Nel ruolo di Odabella abbiamo ritrovato Lucrezia Garcia. Il soprano venezuelano si sta imponendo  come uno dei più promettenti talenti  dell’ultima generazione. Voce ricca di colori e di armonici, ampia ed estesa, omogenea in tutta la gamma , dalla zona grave a quella acuta , ha saputo donare al personaggio della vergine guerriera la grinta necessaria fin dal suo ingresso nel prologo, ma allo stesso tempo ha sfoggiato mezze voci e pianissimi eterei nell’ aria del primo atto strappando al pubblico calorosi applausi, il tutto sostenuto da un’ ottima tecnica vocale che le ha permesso di portare al termine la recita senza troppi sforzi apparenti , risultando senza alcun dubbio la trionfatrice della serata. Sicuramente le sono più congeniali ruoli del Verdi più tardo come il suo recente Don Carlo alla Deutsche Oper di Berlino e Aida, ma sicuramente possiede tutte le carte in regola per essere il soprano verdiano di riferimento dei prossimi anni.
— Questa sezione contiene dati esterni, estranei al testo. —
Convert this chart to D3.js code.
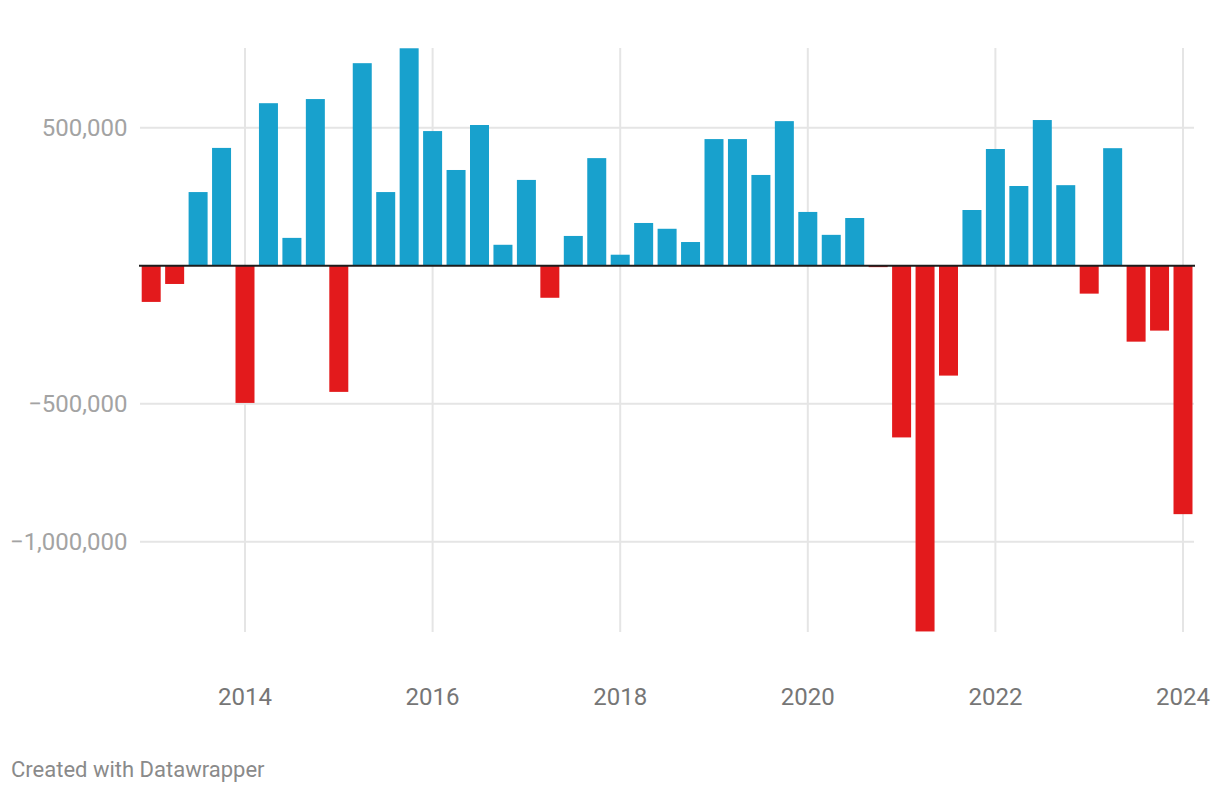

Dario Solari nei panni di Ezio ha dato il giusto peso al generale romano. Voce non grandissima ma di bel colore, con qualche difficoltà nella zona  acuta in cui risultava più velata, ha offerto una buona prova riscuotendo un personale successo. Lo stesso non si può dire per Kamen Chanev che vestiva i panni di Foresto. Il tenore bulgaro era afflitto da un fastidioso vibrato,  che dava quasi l’impressione di una voce priva di tecnica sempre pronta a cedere da un momento all’altro  con la tendenza a cantare tutto forte ed al limite dell’urlo compromettendo l’intonazione e con difficoltà a portare a termine la recita . Nei panni di Uldino troviamo il sicuro Antonello Ceron, e Luca Dall’ Amico autorevole Papa Leone nel suo piccolo intervento con il compito di fermare Attila alla conquista di Roma.

Grande successo per entrambe le opere che hanno attratto un pubblico non numerosissimo ma entusiasta e che ha dato modo di far conoscere anche ai giovani  e meno giovani pezzi poco rappresentati e soprattutto dimostrare che il pubblico, se correttamente  educato, accorre anche per capolavori meno noti.